With a laugh, Fletcher says, “I had never played a keyboard in my life. So it was quite a challenge at first. But that’s how we settled on it, really. And by then, we’d recruited Martin and Dave. I mean, to be honest, and I think all groups say this, we didn’t really intend to be successful. It was just really a hobby.”

Depeche Mode proved an overnight sensation in the U.K., with a string of early chart successes. But the inroads they made in the U.S. came in the form of dance hits — “Just Can’t Get Enough” and, two years later, “Get the Balance Right!” and “Everything Counts” — until “People are People,” their first Top 40 entry on the Hot 100, hit the streets in 1984.

Asked how he felt about seeing Depeche Mode positioned as part of the synthpop movement at the time, Fletcher brushes it off.

“We were young,” he says. “It’s like the Beatles in the early years. They were pop, weren’t they? Sort of bubblegummy almost. And we were lucky that we had people like Daniel Miller around us at our record company, and we were allowed to mature as a band, to come out of that pop time and to grow our music. It’s nice, though, that we had the pop beginning.”

Fletcher thinks those early synthpop hits are “really good,” he says. “Some of them are a bit embarrassing. Some of the videos are definitely embarrassing. But it’s all part of growing up.”

Bold new sound

The synthpop moment had already lost its luster by the time they scored their next Top 40 single in the U.S. with the 1989 release of a steamy electro-blues triumph called “Personal Jesus.” The first of three Top 40 hits from the triple-platinum “Violator” album, it ushered in a bold new sound a world removed from “Just Can’t Get Enough.”

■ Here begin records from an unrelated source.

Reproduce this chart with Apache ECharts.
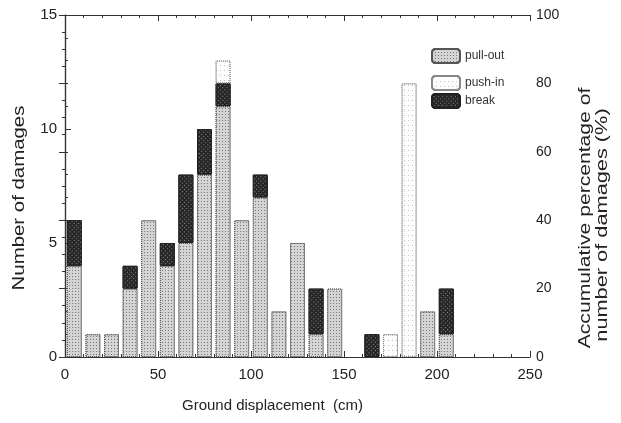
<!DOCTYPE html>
<html>
<head>
<meta charset="utf-8">
<script src="https://cdn.jsdelivr.net/npm/echarts@6/dist/echarts.min.js"></script>
<style>
  html, body { margin: 0; padding: 0; background: #fff; }
  #chart { width: 621px; height: 423px; }
</style>
</head>
<body>
<div id="chart"></div>
<script>
// 10 cm bins from 0 to 250, labelled by bin centre
var binCenters = [5, 15, 25, 35, 45, 55, 65, 75, 85, 95, 105, 115, 125, 135, 145, 155, 165, 175, 185, 195, 205, 215, 225, 235, 245];
var pullOut   = [4, 1, 1, 3, 6, 4, 5, 8, 11, 6, 7, 2, 5, 1, 3, 0, 0, 0, 0, 2, 1];
var breakCnt  = [2, 0, 0, 1, 0, 1, 3, 2, 1, 0, 1, 0, 0, 2, 0, 0, 1, 0, 0, 0, 2];
var pushIn    = [0, 0, 0, 0, 0, 0, 0, 0, 1, 0, 0, 0, 0, 0, 0, 0, 0, 1, 12, 0, 0];
var xTicks = [0, 50, 100, 150, 200, 250];
var leftTicks = [0, 5, 10, 15];
var rightTicks = [0, 20, 40, 60, 80, 100];

function nz(vals) {
    return vals.map(function (v) { return v ? v : '-'; });
}

var font = 'Liberation Sans';
var textColor = '#222';

var pullStyle = {
    color: '#d4d4d4',
    borderColor: '#555',
    borderWidth: 1,
    borderType: 'dotted',
    decal: { symbol: 'rect', symbolSize: 1, color: '#777', dashArrayX: [1, 2], dashArrayY: [1, 2] }
};
var pushStyle = {
    color: '#fcfcfc',
    borderColor: '#888',
    borderWidth: 1,
    borderType: 'dotted',
    decal: { symbol: 'rect', symbolSize: 1, color: '#c4c4c4', dashArrayX: [1, 3], dashArrayY: [1, 4] }
};
var breakStyle = {
    color: '#262626',
    borderColor: '#222',
    borderWidth: 1,
    decal: { symbol: 'rect', symbolSize: 1, color: '#8c8c8c', dashArrayX: [1, 2], dashArrayY: [1, 2], rotation: Math.PI / 4 }
};

var tickStyle = { color: '#333' };

function legendAt(name, top) {
    return {
        left: 426, top: top,
        itemWidth: 28, itemHeight: 14,
        data: [name],
        textStyle: { fontFamily: font, fontSize: 12, color: '#333' }
    };
}

var chart = echarts.init(document.getElementById('chart'));
chart.setOption({
    animation: false,
    backgroundColor: '#fff',
    textStyle: { fontFamily: font, color: textColor },
    grid: { left: 65, right: 91, top: 15, bottom: 66 },
    legend: [legendAt('pull-out', 43), legendAt('push-in', 70), legendAt('break', 88)],
    xAxis: [{
        type: 'category',
        data: binCenters,
        position: 'bottom',
        show: false
    }, {
        type: 'value',
        position: 'bottom',
        min: 0, max: 250, interval: 50,
        axisLine: { lineStyle: { color: '#333', width: 1.2 } },
        axisTick: { inside: true, length: 6, lineStyle: tickStyle },
        minorTick: { show: true, splitNumber: 5, length: 3, lineStyle: tickStyle },
        splitLine: { show: false },
        axisLabel: {
            fontSize: 15, color: textColor, margin: 10,
            formatter: function (v) { return xTicks.indexOf(v) >= 0 ? v : ''; }
        }
    }, {
        type: 'value',
        position: 'top',
        min: 0, max: 250, interval: 50,
        axisLine: { show: true, lineStyle: { color: '#333', width: 1.2 } },
        axisTick: { inside: true, length: 6, lineStyle: tickStyle },
        minorTick: { show: true, splitNumber: 5, length: 3, lineStyle: tickStyle },
        splitLine: { show: false },
        axisLabel: { show: false }
    }],
    yAxis: [{
        type: 'value',
        min: 0, max: 15, interval: 5,
        axisLine: { show: true, lineStyle: { color: '#333', width: 1.2 } },
        axisTick: { inside: true, length: 6, lineStyle: tickStyle },
        minorTick: { show: true, splitNumber: 5, length: 3, lineStyle: tickStyle },
        splitLine: { show: false },
        axisLabel: {
            fontSize: 15, color: textColor, margin: 8,
            formatter: function (v) { return leftTicks.indexOf(v) >= 0 ? v : ''; }
        }
    }, {
        type: 'value',
        min: 0, max: 100, interval: 20,
        position: 'right',
        axisLine: { show: true, lineStyle: { color: '#333', width: 1.2 } },
        axisTick: { inside: true, length: 6, lineStyle: tickStyle },
        minorTick: { show: true, splitNumber: 4, length: 3, lineStyle: tickStyle },
        splitLine: { show: false },
        axisLabel: {
            fontSize: 14, color: textColor, margin: 6,
            formatter: function (v) { return rightTicks.indexOf(v) >= 0 ? v : ''; }
        }
    }],
    graphic: [{
        type: 'text',
        left: 182,
        top: 398,
        style: { text: 'Ground displacement  (cm)', font: '15px "Liberation Sans"', fill: textColor }
    }, {
        type: 'text',
        x: 19, y: 198,
        rotation: Math.PI / 2,
        scaleX: 1.2,
        style: { text: 'Number of damages', font: '17px "Liberation Sans"', fill: textColor, align: 'center', verticalAlign: 'middle' }
    }, {
        type: 'text',
        x: 586, y: 218,
        rotation: Math.PI / 2,
        scaleX: 1.32,
        style: { text: 'Accumulative percentage of', font: '16px "Liberation Sans"', fill: textColor, align: 'center', verticalAlign: 'middle' }
    }, {
        type: 'text',
        x: 603, y: 225,
        rotation: Math.PI / 2,
        scaleX: 1.36,
        style: { text: 'number of damages (%)', font: '16px "Liberation Sans"', fill: textColor, align: 'center', verticalAlign: 'middle' }
    }],
    series: [{
        name: 'pull-out',
        type: 'bar',
        stack: 'dmg',
        barWidth: 15,
        itemStyle: pullStyle,
        data: nz(pullOut)
    }, {
        name: 'break',
        type: 'bar',
        stack: 'dmg',
        barWidth: 15,
        itemStyle: breakStyle,
        data: nz(breakCnt)
    }, {
        name: 'push-in',
        type: 'bar',
        stack: 'dmg',
        barWidth: 15,
        itemStyle: pushStyle,
        data: nz(pushIn)
    }]
});
</script>
</body>
</html>
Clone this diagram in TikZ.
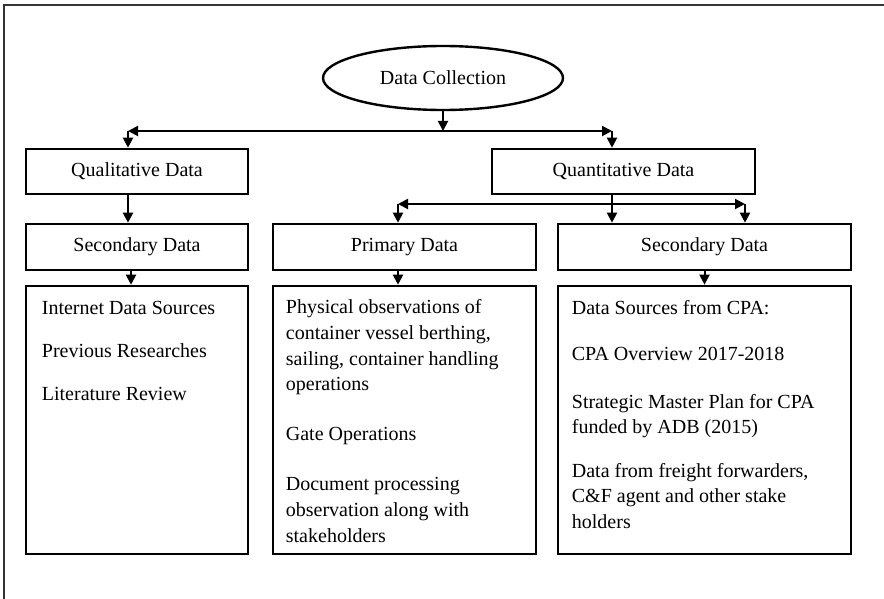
\documentclass[tikz,border=0pt]{standalone}
\usepackage{fontspec}
\setmainfont{Liberation Serif}
\usetikzlibrary{arrows.meta,shapes.geometric}
\tikzset{
  txt/.style={font=\fontsize{20bp}{25.6bp}\selectfont},
  headbox/.style={draw, line width=2.6bp, rectangle, inner sep=0pt, txt},
  bigbox/.style={draw, line width=2.6bp, rectangle, inner sep=0pt, minimum height=268bp},
  bodytext/.style={txt, anchor=north west, inner sep=0pt, align=left},
  conn/.style={line width=2bp, -{Triangle[length=10bp,width=10bp]}},
  bothconn/.style={line width=2bp, {Triangle[length=10bp,width=10bp]}-{Triangle[length=10bp,width=10bp]}},
}
\begin{document}
\begin{tikzpicture}[x=1bp,y=-1bp]
\useasboundingbox (0,0) rectangle (884,599);
% frame
\draw[line width=2.8bp, black!80] (4,599) -- (4,5) -- (884,5);

% nodes
\node[draw, ellipse, line width=2.4bp, minimum width=240bp, minimum height=64bp, inner sep=0pt, txt] (dc) at (443,78) {Data Collection};

\node[headbox, minimum width=222bp, minimum height=45bp] (qual) at (137,171.5) {Qualitative Data};
\node[headbox, minimum width=263bp, minimum height=45bp] (quant) at (623.5,171.5) {Quantitative Data};

\node[headbox, minimum width=222bp, minimum height=46bp] (sec1) at (137,247) {Secondary Data};
\node[headbox, minimum width=263bp, minimum height=46bp] (prim) at (404.5,247) {Primary Data};
\node[headbox, minimum width=293bp, minimum height=46bp] (sec2) at (704.5,247) {Secondary Data};

\node[bigbox, minimum width=222bp] (c1) at (137,420) {};
\node[bigbox, minimum width=263bp] (c2) at (404.5,420) {};
\node[bigbox, minimum width=293bp] (c3) at (704.5,420) {};

\node[bodytext] (t1) at ([xshift=17bp,yshift=-16bp]c1.north west) {Internet Data Sources\\[17.4bp]Previous Researches\\[17.4bp]Literature Review};
\node[bodytext] (t2) at ([xshift=14bp,yshift=-15bp]c2.north west) {Physical observations of\\container vessel berthing,\\sailing, container handling\\operations\\[24.5bp]Gate Operations\\[24.5bp]Document processing\\observation along with\\stakeholders};
\node[bodytext] (t3) at ([xshift=15bp,yshift=-16bp]c3.north west) {Data Sources from CPA:\\[20bp]CPA Overview 2017-2018\\[22bp]Strategic Master Plan for CPA\\funded by ADB (2015)\\[18bp]Data from freight forwarders,\\C\&F agent and other stake\\holders};

% junction coordinates
\coordinate (h1l) at (128,131);
\coordinate (h1r) at (612,131);
\coordinate (h2l) at (398,204);
\coordinate (h2r) at (745,204);

% connectors
\draw[conn] (dc.south) -- (dc.south |- h1l);
\draw[bothconn] (h1l) -- (h1r);
\draw[conn] (h1l) -- (h1l |- qual.north);
\draw[conn] (h1r) -- (h1r |- quant.north);

\draw[conn] (qual.south -| h1l) -- (h1l |- sec1.north);
\draw[conn] (quant.south -| h1r) -- (h1r |- sec2.north);
\draw[bothconn] (h2l) -- (h2r);
\draw[conn] (h2l) -- (h2l |- prim.north);
\draw[conn] (h2r) -- (h2r |- sec2.north);

\draw[conn] ([xshift=-6bp]sec1.south) -- ([xshift=-6bp]c1.north);
\draw[conn] (prim.south -| h2l) -- (h2l |- c2.north);
\draw[conn] (sec2.south) -- (c3.north);
\end{tikzpicture}
\end{document}
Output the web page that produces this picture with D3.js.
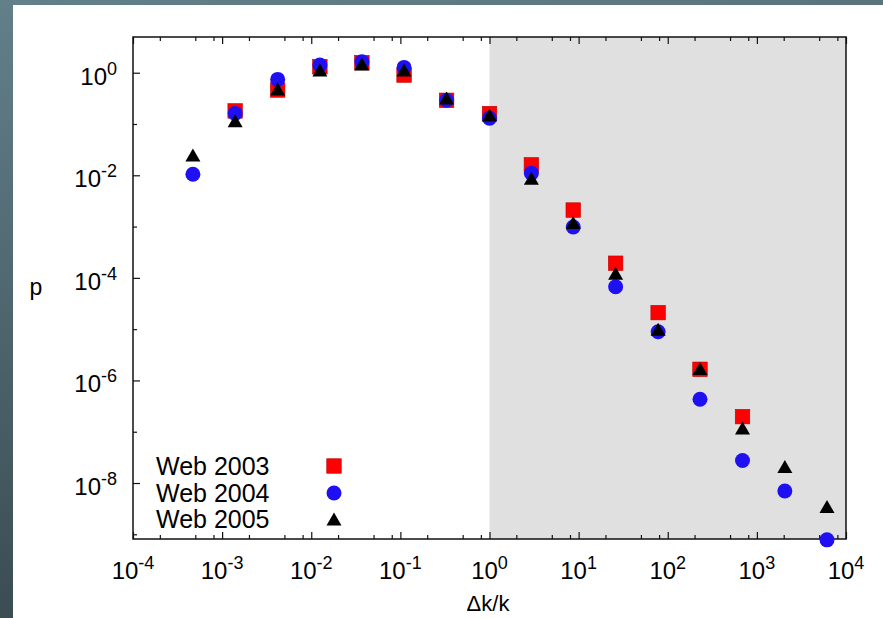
<!DOCTYPE html>
<html><head><meta charset="utf-8">
<script src="https://cdn.jsdelivr.net/npm/d3@7"></script>
<style>body{margin:0;padding:0;overflow:hidden;background:#fff}svg{display:block}</style>
</head><body>
<script>
// ---- data ----
const xValues = [4.7e-4, 1.4e-3, 4.2e-3, 0.0125, 0.037, 0.11, 0.33, 1.0, 2.95, 8.7, 26, 78, 230, 690, 2060, 6120];
const web2003 = [null, 0.18, 0.46, 1.31, 1.57, 0.90, 0.29, 0.16, 0.016, 0.0021, 1.93e-4, 2.1e-5, 1.65e-6, 1.97e-7, null, null];
const web2004 = [0.0105, 0.16, 0.74, 1.41, 1.64, 1.27, 0.29, 0.13, 0.011, 9.8e-4, 6.7e-5, 8.9e-6, 4.3e-7, 2.74e-8, 7.0e-9, 7.8e-10];
const web2005 = [0.025, 0.116, 0.48, 1.13, 1.48, 1.13, 0.32, 0.15, 0.0088, 0.0012, 1.23e-4, 1.0e-5, 1.7e-6, 1.18e-7, 2.1e-8, 3.5e-9];
const seriesNames = ["Web 2003", "Web 2004", "Web 2005"];
const xTickExps = [-4, -3, -2, -1, 0, 1, 2, 3, 4];
const yTickExps = [0, -2, -4, -6, -8];
const shadedFrom = 1, shadedTo = 1e4;

const W = 883, H = 618;
const svg = d3.select("body").append("svg").attr("width", W).attr("height", H);
const defs = svg.append("defs");
const g1 = defs.append("linearGradient").attr("id","frame").attr("x1",0).attr("y1",0).attr("x2",0).attr("y2",1);
g1.append("stop").attr("offset","0").attr("stop-color","#62808a");
g1.append("stop").attr("offset","1").attr("stop-color","#3b4c53");
svg.append("rect").attr("width",W).attr("height",H).attr("fill","url(#frame)");
const g2 = defs.append("linearGradient").attr("id","topf").attr("x1",0).attr("y1",0).attr("x2",1).attr("y2",0);
g2.append("stop").attr("offset","0").attr("stop-color","#62808a");
g2.append("stop").attr("offset","1").attr("stop-color","#5a747c");
svg.append("rect").attr("width",W).attr("height",5).attr("fill","url(#topf)");
svg.append("rect").attr("x",13).attr("y",5).attr("width",W-13).attr("height",H-5).attr("fill","#fff");

const L = 133, R = 846, T = 37, B = 539;
const x = d3.scaleLog().domain([1e-4, 1e4]).range([L, R]);
const y = d3.scaleLog().domain([8.1e-10, 4.97]).range([B, T]);

// shaded region
svg.append("rect").attr("x", x(shadedFrom)).attr("y", T).attr("width", x(shadedTo) - x(shadedFrom)).attr("height", B - T).attr("fill", "#e0e0e0");

const font = "'Liberation Sans', Arial, Helvetica, sans-serif";

// axes via d3 axis (inward ticks)
const xMajor = xTickExps.map(e => Math.pow(10, e));
const xMinor = [];
for (let e = -4; e < 4; e++) [2, 5, 8].forEach(m => xMinor.push(m * Math.pow(10, e)));
const yMajor = d3.range(-9, 1).map(e => Math.pow(10, e));

function styleAxis(sel){ sel.selectAll(".domain").remove(); sel.selectAll("text").remove(); sel.selectAll("line").attr("stroke","#111").attr("stroke-width",1.2); }
svg.append("g").attr("transform",`translate(0,${B})`).call(d3.axisBottom(x).tickValues(xMajor).tickSize(-7).tickFormat("")).call(styleAxis);
svg.append("g").attr("transform",`translate(0,${B})`).call(d3.axisBottom(x).tickValues(xMinor).tickSize(-4).tickFormat("")).call(styleAxis);
svg.append("g").attr("transform",`translate(0,${T})`).call(d3.axisTop(x).tickValues(xMajor).tickSize(-7).tickFormat("")).call(styleAxis);
svg.append("g").attr("transform",`translate(0,${T})`).call(d3.axisTop(x).tickValues(xMinor).tickSize(-4).tickFormat("")).call(styleAxis);
svg.append("g").attr("transform",`translate(${L},0)`).call(d3.axisLeft(y).tickValues(yMajor.filter(v => Math.round(Math.log10(v)) % 2 === 0)).tickSize(-7).tickFormat("")).call(styleAxis);
svg.append("g").attr("transform",`translate(${L},0)`).call(d3.axisLeft(y).tickValues(yMajor.filter(v => Math.round(Math.log10(v)) % 2 !== 0)).tickSize(-4).tickFormat("")).call(styleAxis);

// frame
svg.append("rect").attr("x",L).attr("y",T).attr("width",R-L).attr("height",B-T).attr("fill","none").attr("stroke","#111").attr("stroke-width",1.5);

// tick labels
xTickExps.forEach(e => {
  const t = svg.append("text").attr("x", x(Math.pow(10,e))).attr("y", 579).attr("text-anchor","middle")
    .attr("font-family",font).attr("font-size",24).attr("fill","#000");
  t.append("tspan").text("10");
  t.append("tspan").attr("dy",-10).attr("font-size",18).text(String(e));
});
yTickExps.forEach(e => {
  const t = svg.append("text").attr("x", 117).attr("y", y(Math.pow(10,e)) + 12).attr("text-anchor","end")
    .attr("font-family",font).attr("font-size",24).attr("fill","#000");
  t.append("tspan").text("10");
  t.append("tspan").attr("dy",-10).attr("font-size",18).text(String(e));
});

// axis titles
svg.append("text").attr("x", 488).attr("y", 611).attr("text-anchor","middle").attr("font-family",font).attr("font-size",22).text("Δk/k");
svg.append("text").attr("x", 36).attr("y", 295).attr("text-anchor","middle").attr("font-family",font).attr("font-size",23).text("p");

// markers
const RED = "#ff0000", BLUE = "#1f10f2", BLACK = "#000";
const sq = 14.5, cr = 7.5, tw = 15, th = 13;
function drawSquare(sel, cx, cy){ sel.append("rect").attr("x",cx-sq/2).attr("y",cy-sq/2).attr("width",sq).attr("height",sq).attr("fill",RED).attr("stroke","#c00000").attr("stroke-width",0.6); }
function drawCircle(sel, cx, cy){ sel.append("circle").attr("cx",cx).attr("cy",cy).attr("r",cr).attr("fill",BLUE); }
function drawTri(sel, cx, cy){ sel.append("path").attr("d",`M${cx-tw/2},${cy+th/2}L${cx+tw/2},${cy+th/2}L${cx},${cy-th/2}Z`).attr("fill",BLACK); }

const marks = svg.append("g");
const drawers = [drawSquare, drawCircle, drawTri];
[web2003, web2004, web2005].forEach((s, k) => {
  s.forEach((v, i) => { if (v != null) drawers[k](marks, x(xValues[i]), y(v)); });
});

// legend
const legY = [475, 502, 528];
seriesNames.forEach((n, k) => {
  svg.append("text").attr("x",156).attr("y",legY[k]).attr("font-family",font).attr("font-size",25).attr("fill","#000").text(n);
  drawers[k](svg, 334, legY[k] - 9);
});
</script>
</body></html>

“I think ‘Personal Jesus,’ today, stands alone as one of the best songs of all time,” says Blades, who like a lot of U.S. listeners, started paying more attention to Depeche Mode with the “Violator” album.

And that record’s blend of blues and electronic music also laid the template for “Delta Machine,” albeit unintentionally.

“We wanted to produce something that’s relevant and lasting,” he says. “And we had a direction really early on, which was electronic with sort of a bluesy feel.”

They even named the album with that sound in mind.

“For once,” Fletcher says with a laugh, “we’ve got an album title that describes the music.”

It wasn’t until they were finished, he says, that it occurred to him that “Violator” blended blues and electronic sounds.

“After making the album,” he says, “you look back and you see, oh, we’ve done that before. It’s not just something made up from nowhere. We have done that sort of direction.”

Fletcher still sees “Violator” as Depeche Mode’s peak, saying he thinks it’s “as perfect an album as you can make.”

Beef Vegan is music director and host of the popular morning show TMI on KWSS-FM (93.9), a local alternative radio station that still plays Depeche Mode as often as three times a day. And he says he hears echoes of Depeche Mode in contemporary music all the time.

“There was just something about them that seemed to be more original as they embraced the synth as their key sound and then built everything up around it, as opposed to being led by guitars and having a little bit of synth,” he says. “You hear a song and you know it’s Depeche Mode.

“And today, there’s a lot of keyboard sounds that they first started breaking ground with over 30 years ago that kids are still doing, emulating, even copying chords. We play a lot of synth-driven music on TMI. It seems like Depeche Mode would have fit in well with the bands that are breaking on the indie scene right now.”

And the fact that they don’t care if what they’re doing fits in well with what the kids are doing now may be the key to their enduring impact.

“We don’t really look around us,” Fletcher says. “We just seem to proceed by ourselves.”